Students in the biomedical science class take advantage of the extended time from block days to test blood samples in a lab.

Block days were added as a permanent addition to the school week this year, occurring every Wednesday and Thursday and consisting of four ninety-minute periods per day. In an attempt to further prepare students for college, BSM administrators studied seventeen different schedules and selected the one from which they believed BSM students would benefit the most. These block days allow teachers to accomplish activities during class and go more in-depth with their lessons.

Previously only used to accommodate days with mass or a speaker, weekly block days were implemented to help students build skills that will help them in both a school environment and the rest of their lives. “By shifting [the schedules] we help students with specific skills: cooperation, collaboration, creativity and communication; we call them ‘Next Generation’ skills. To do that, teachers need more time to structure activities that teach those skills,” senior high principal Dr. Susan Skinner said.
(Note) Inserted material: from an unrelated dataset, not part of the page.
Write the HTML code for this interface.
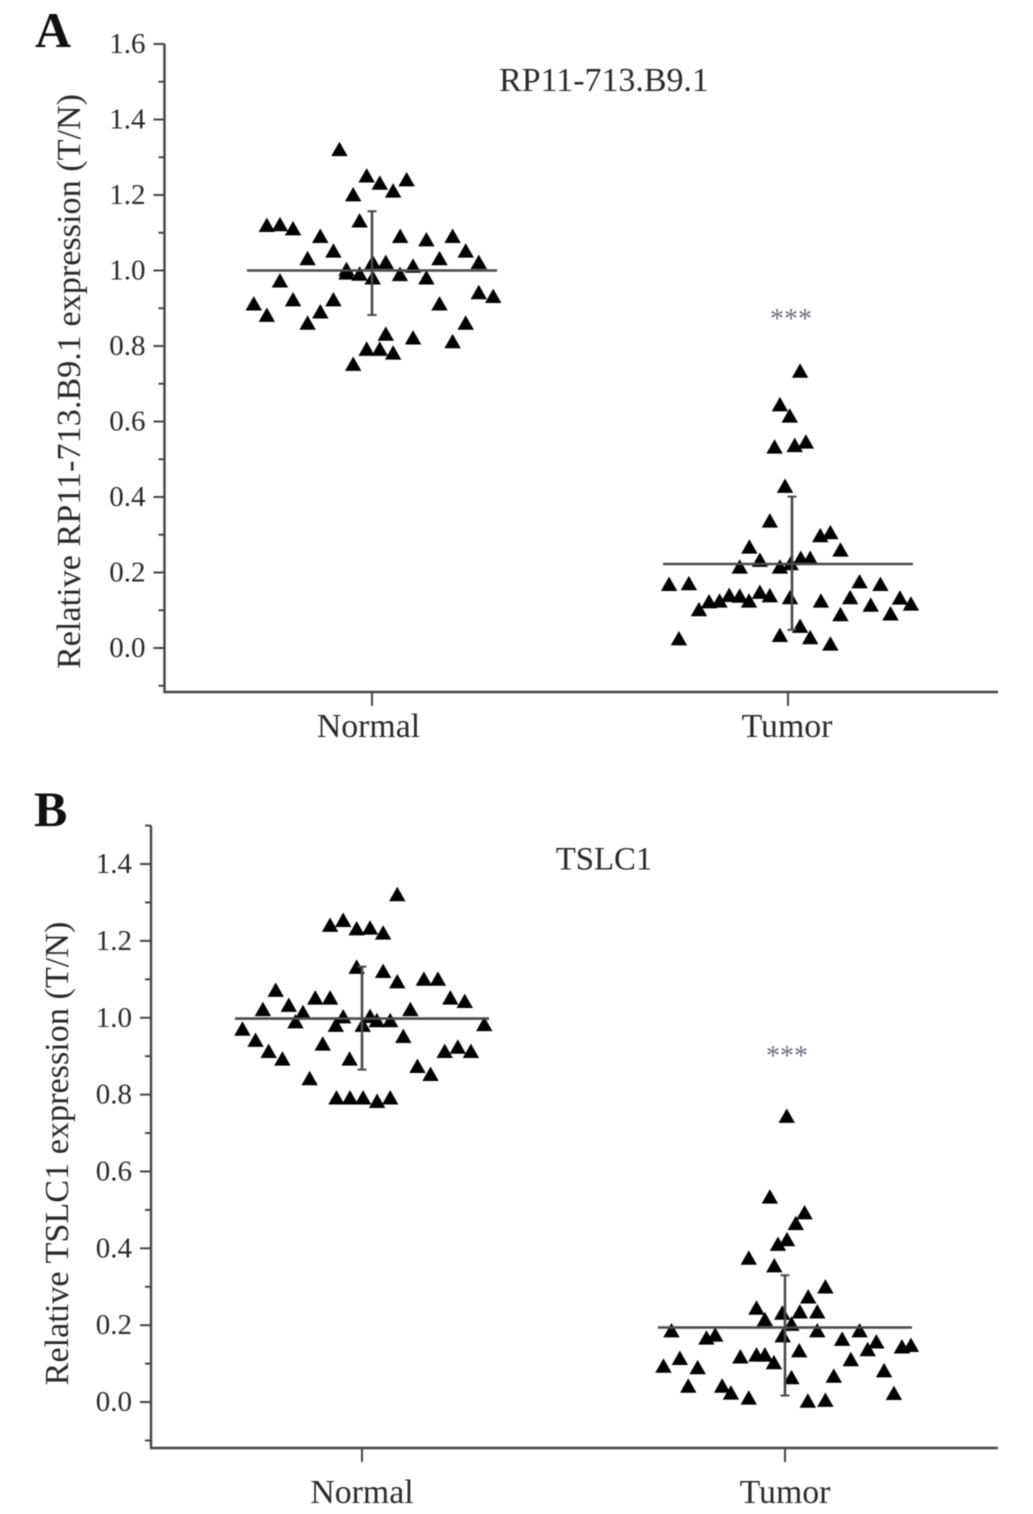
<!DOCTYPE html>
<html lang="en">
<head>
<meta charset="utf-8">
<title>Relative expression of RP11-713.B9.1 and TSLC1</title>
<style>
  html, body { margin: 0; padding: 0; background: #fff; }
  #figure { display: block; width: 1033px; height: 1514px; filter: blur(0.45px); }
  text { font-family: "Liberation Serif", serif; fill: #2a2a2a; }
  .axis { stroke: #444; stroke-width: 2.4; fill: none; }
  .tick { stroke: #444; stroke-width: 2; }
  .stat { stroke: #4a4a4a; stroke-width: 2.6; fill: none; }
  .cap { stroke: #4a4a4a; stroke-width: 2; }
  .mark { fill: #000; }
</style>
</head>
<body>
<svg id="figure" xmlns="http://www.w3.org/2000/svg" width="1033" height="1514" viewBox="0 0 1033 1514">
  <rect x="0" y="0" width="1033" height="1514" fill="#fff"/>

  <g id="panel-a">
    <text x="35" y="47" font-size="50" font-weight="bold" style="fill:#111">A</text>
    <text x="604" y="91" font-size="33.9" text-anchor="middle">RP11-713.B9.1</text>
    <text transform="translate(80,381.5) rotate(-90)" font-size="34.2" text-anchor="middle">Relative RP11-713.B9.1 expression (T/N)</text>
    <text x="791" y="328" font-size="28" text-anchor="middle" style="fill:#70717e">***</text>
  </g>

  <g id="panel-b">
    <text x="34" y="826" font-size="50" font-weight="bold" style="fill:#111">B</text>
    <text x="604" y="869.5" font-size="32.8" text-anchor="middle">TSLC1</text>
    <text transform="translate(68,1153.5) rotate(-90)" font-size="34.2" text-anchor="middle">Relative TSLC1 expression (T/N)</text>
    <text x="787" y="1065" font-size="28" text-anchor="middle" style="fill:#70717e">***</text>
  </g>
</svg>

<script>
// Shared data
var categories = ['Normal', 'Tumor'];
var tickLabelsA = ['0.0', '0.2', '0.4', '0.6', '0.8', '1.0', '1.2', '1.4', '1.6'];
var tickLabelsB = ['0.0', '0.2', '0.4', '0.6', '0.8', '1.0', '1.2', '1.4'];
var minorTicksA = [-0.1, 0.1, 0.3, 0.5, 0.7, 0.9, 1.1, 1.3, 1.5];
var minorTicksB = [-0.1, 0.1, 0.3, 0.5, 0.7, 0.9, 1.1, 1.3, 1.5];

// Panel A: mean and error limits per category
var meansA = [1.0, 0.2225];
var errorHighA = [1.157, 0.401];
var errorLowA = [0.882, 0.048];
var errorCategoryA = [0, 1.0096];

// Panel A: swarm column and relative expression per sample
var normalColumnsA = [-2.54, -0.46, 0.54, 1.56, 2.59, -1.49, -1, -8.08, -7.08, -6.08, -4, -3, -4.97, 2.1, 4.1, 6.1, 7.1, 5.1, 8.1, 3.08, 1, 0, -2, -2, -1, 0, 2.08, 4.1, -7.08, -9.08, -8.08, -6.08, -4, -3, -4.97, 5.1, 8.1, 9.2, 7.1, 6.1, 3.08, 1, -0.46, 0.54, 1.56, -1.49];
var normalValuesA = [1.321, 1.251, 1.232, 1.211, 1.241, 1.201, 1.132, 1.12, 1.122, 1.111, 1.091, 1.052, 1.032, 1.091, 1.082, 1.091, 1.052, 1.032, 1.022, 1.012, 1.022, 1.022, 1.003, 0.994, 0.991, 0.981, 0.99, 0.981, 0.973, 0.912, 0.882, 0.923, 0.891, 0.923, 0.861, 0.912, 0.942, 0.932, 0.861, 0.812, 0.822, 0.832, 0.792, 0.792, 0.782, 0.752];
var tumorColumnsA = [0.87, -0.67, 0.08, -1.08, 0.46, 1.31, -0.28, -1.44, 2.41, 3.18, -3, 3.95, -2.2, -3.74, -0.67, 0.15, 0.92, 1.64, -9.13, -7.62, 5.41, 7, -6.85, -6.08, -5.28, -4.54, -3.74, -3.03, -2.2, -1.44, 0.1, 2.46, 4.69, 6.26, 3.95, 7.77, 8.49, 9.33, -8.38, -0.67, 0.87, 1.64, 3.18];
var tumorValuesA = [0.734, 0.645, 0.615, 0.533, 0.537, 0.546, 0.429, 0.337, 0.298, 0.306, 0.268, 0.26, 0.233, 0.215, 0.215, 0.224, 0.238, 0.238, 0.169, 0.171, 0.176, 0.169, 0.102, 0.123, 0.125, 0.14, 0.138, 0.125, 0.148, 0.139, 0.134, 0.125, 0.134, 0.114, 0.089, 0.091, 0.133, 0.117, 0.025, 0.034, 0.058, 0.028, 0.011];

// Panel B: mean and error limits per category
var meansB = [0.998, 0.194];
var errorHighB = [1.133, 0.33];
var errorLowB = [0.865, 0.017];
var errorCategoryB = [0, 1];

// Panel B: swarm column and relative expression per sample
var normalColumnsB = [2.64, -2.49, -1.49, -0.46, 0.56, 1.56, -0.46, 1.56, 2.64, 4.67, 5.74, -6.64, -3.62, -2.49, 6.69, 7.79, -7.62, -5.64, -4.56, 3.64, -5.13, -1.49, -2.05, 0.56, 0, 1.08, 2.1, 9.28, -9.18, -8.18, -7.18, -6.13, -3.05, 3.1, -1, 6.26, 7.26, 8.26, 4.18, 5.18, -4.05, -2, -0.97, 0.03, 1.1, 2.1];
var normalValuesB = [1.321, 1.241, 1.254, 1.232, 1.234, 1.221, 1.132, 1.121, 1.094, 1.101, 1.101, 1.072, 1.052, 1.052, 1.052, 1.043, 1.022, 1.033, 1.014, 1.022, 0.99, 1.003, 0.981, 1.004, 0.981, 0.993, 0.993, 0.983, 0.971, 0.942, 0.913, 0.893, 0.932, 0.952, 0.893, 0.913, 0.924, 0.913, 0.874, 0.853, 0.842, 0.792, 0.792, 0.792, 0.783, 0.792];
var tumorColumnsB = [0.08, -1.21, 1.44, 0.77, 0.1, -0.59, -2.82, -0.87, 3.03, 1.72, -2.23, -0.26, 1.08, 2.41, -1.59, 0.44, -8.72, -6.05, -5.38, 2.41, 5.64, -0.23, 4.31, 6.92, 6.26, 8.87, 9.56, 1.03, -8.08, -3.46, -2.23, -1.59, -0.9, 4.97, -9.33, -6.72, 7.51, 0.44, 3.67, -7.44, -4.85, -4.18, -2.82, 1.69, 3.03, 8.26];
var tumorValuesB = [0.744, 0.534, 0.493, 0.465, 0.423, 0.411, 0.375, 0.355, 0.3, 0.274, 0.245, 0.232, 0.235, 0.235, 0.215, 0.203, 0.186, 0.167, 0.175, 0.186, 0.186, 0.173, 0.164, 0.157, 0.137, 0.144, 0.148, 0.134, 0.114, 0.118, 0.123, 0.123, 0.103, 0.111, 0.094, 0.09, 0.082, 0.064, 0.068, 0.042, 0.042, 0.024, 0.011, 0.003, 0.005, 0.023];

var SVG_NS = 'http://www.w3.org/2000/svg';

function svgEl(parent, tag, cls) {
  var el = document.createElementNS(SVG_NS, tag);
  if (cls) el.setAttribute('class', cls);
  parent.appendChild(el);
  return el;
}

function hLine(parent, cls, x1, x2, y) {
  var l = svgEl(parent, 'line', cls);
  l.setAttribute('x1', x1);
  l.setAttribute('x2', x2);
  l.setAttribute('y1', y);
  l.setAttribute('y2', y);
  return l;
}

function vLine(parent, cls, x, y1, y2) {
  var l = svgEl(parent, 'line', cls);
  l.setAttribute('x1', x);
  l.setAttribute('x2', x);
  l.setAttribute('y1', y1);
  l.setAttribute('y2', y2);
  return l;
}

function drawPanel(cfg) {
  var g = document.getElementById(cfg.id);
  var yScale = function (v) { return cfg.y0 + (cfg.yMax - v) * cfg.pxPerUnit; };
  var xScale = function (c) { return cfg.x0 + (cfg.x1 - cfg.x0) * c; };

  // Axis frame
  var frame = svgEl(g, 'path', 'axis');
  
  
  frame.setAttribute('d', 'M' + cfg.axisX + ' ' + yScale(cfg.yMax) + 'V' + cfg.axisY + 'H998');

  // Major ticks and labels
  cfg.tickLabels.forEach(function (label) {
    var v = parseFloat(label);
    var y = yScale(v);
    var t = hLine(g, 'tick', cfg.axisX - 11, cfg.axisX, y);
    
    
    var txt = svgEl(g, 'text');
    
    
    txt.setAttribute('x', cfg.axisX - 19);
    txt.setAttribute('y', y + 9);
    txt.setAttribute('font-size', '29');
    txt.setAttribute('text-anchor', 'end');
    txt.textContent = label;
  });

  // Minor ticks
  cfg.minorTicks.forEach(function (v) {
    var t = hLine(g, 'tick', cfg.axisX - 6, cfg.axisX, yScale(v));
    
    
  });

  // Category ticks and labels
  categories.forEach(function (name, i) {
    var x = xScale(i);
    var t = vLine(g, 'tick', x, cfg.axisY, cfg.axisY + 14);
    
    
    var txt = svgEl(g, 'text');
    
    
    txt.setAttribute('x', x + cfg.labelShift[i]);
    txt.setAttribute('y', cfg.axisY + cfg.labelDrop);
    txt.setAttribute('font-size', '33.8');
    txt.setAttribute('text-anchor', 'middle');
    txt.textContent = name;
  });

  // Triangles for every sample
  cfg.series.forEach(function (s) {
    s.columns.forEach(function (col, i) {
      var cx = xScale(s.category) + col * cfg.colWidth + 0.7;
      var cy = yScale(s.values[i]);
      var p = svgEl(g, 'polygon', 'mark');
      
      
      p.setAttribute('points', cx + ',' + (cy - 7.6) + ' ' + (cx + 8.2) + ',' + (cy + 6.8) + ' ' + (cx - 8.2) + ',' + (cy + 6.8));
    });
  });

  // Mean lines and error bars
  categories.forEach(function (name, i) {
    var mx = xScale(i);
    var m = hLine(g, 'stat', mx - cfg.meanHalf, mx + cfg.meanHalf, yScale(cfg.means[i]));
    
    
    var ex = xScale(cfg.errorCategory[i]);
    var top = yScale(cfg.errorHigh[i]);
    var bottom = yScale(cfg.errorLow[i]);
    var e = vLine(g, 'stat', ex, top, bottom);
    
    
    var c1 = hLine(g, 'cap', ex - 4.5, ex + 4.5, top);
    
    
    var c2 = hLine(g, 'cap', ex - 4.5, ex + 4.5, bottom);
    
    
  });
}

drawPanel({
  id: 'panel-a', y0: 44, yMax: 1.6, pxPerUnit: 377.5,
  axisX: 164.5, axisY: 692, x0: 372, x1: 788, colWidth: 13.1, meanHalf: 125,
  labelShift: [-3.5, -1], labelDrop: 45,
  tickLabels: tickLabelsA, minorTicks: minorTicksA,
  means: meansA, errorHigh: errorHighA, errorLow: errorLowA, errorCategory: errorCategoryA,
  series: [
    { category: 0, columns: normalColumnsA, values: normalValuesA },
    { category: 1, columns: tumorColumnsA, values: tumorValuesA }
  ]
});

drawPanel({
  id: 'panel-b', y0: 825.6, yMax: 1.5, pxPerUnit: 384.3,
  axisX: 151, axisY: 1448, x0: 362, x1: 785, colWidth: 13.1, meanHalf: 127,
  labelShift: [0, 0], labelDrop: 55,
  tickLabels: tickLabelsB, minorTicks: minorTicksB,
  means: meansB, errorHigh: errorHighB, errorLow: errorLowB, errorCategory: errorCategoryB,
  series: [
    { category: 0, columns: normalColumnsB, values: normalValuesB },
    { category: 1, columns: tumorColumnsB, values: tumorValuesB }
  ]
});
</script>
</body>
</html>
If we get a long block day, I think we should get more time to get food.

— Claire Shinners

Teachers can accomplish more in a ninety-minute period than in a typical forty-minute class. “Forty minutes is enough time for some things, but it’s not enough time for everything. We’ve had block days in the past, but they were irregular. By having [them] regularly, it is easier for teachers to plan their lessons, and it helps students to pace out their week,” Skinner said.

For example, English classes use a lot of time in class discussing and examining literature. With a longer time period, English teachers are free to review the previous night’s assignments and go further in-depth with the reading. “[In an English class,] it’s a nice period during the week that lets [students] space out their homework for the week. In one class day, we can take a quiz on last night’s reading, discuss the chapters in class and prepare for the next day,” senior high English teacher Ms. Anne-Marie Dominguez said.

[Block days are] great for science when you do longer labs [or with] anything where you do big projects or group activities.

— Colby Clinton

While block days provide more time in one day, classes now only meet four times a week. Thus, teachers must redesign their curriculum plans to prepare for the longer periods. “With the recurring block days, I have to take it week by week. Yes, I have my lessons planned out for the year, but with the block days it’s easy to tweak the lesson here and there if needed,” Dominguez said.

STEM classes particularly benefit from these block days because they offer more time to complete a lab and analyze data. “[Block days are great for] a math class when the material can get difficult, or for science when you do longer labs,” senior Colby Clinton said.

After experiencing their first block days of the year, some students believe that these longer blocks make it easier to get work done. “In some of my classes, such as Biomedical Science, it’s much easier to understand the lesson because you don’t have to break it up in a 40 minute session,” junior Claire Shinners said.

Despite the longer class period, many students harbor one key complaint: the length of the lunch periods. “If we get a long block day, I think we should get more time to get food,” Shinners said.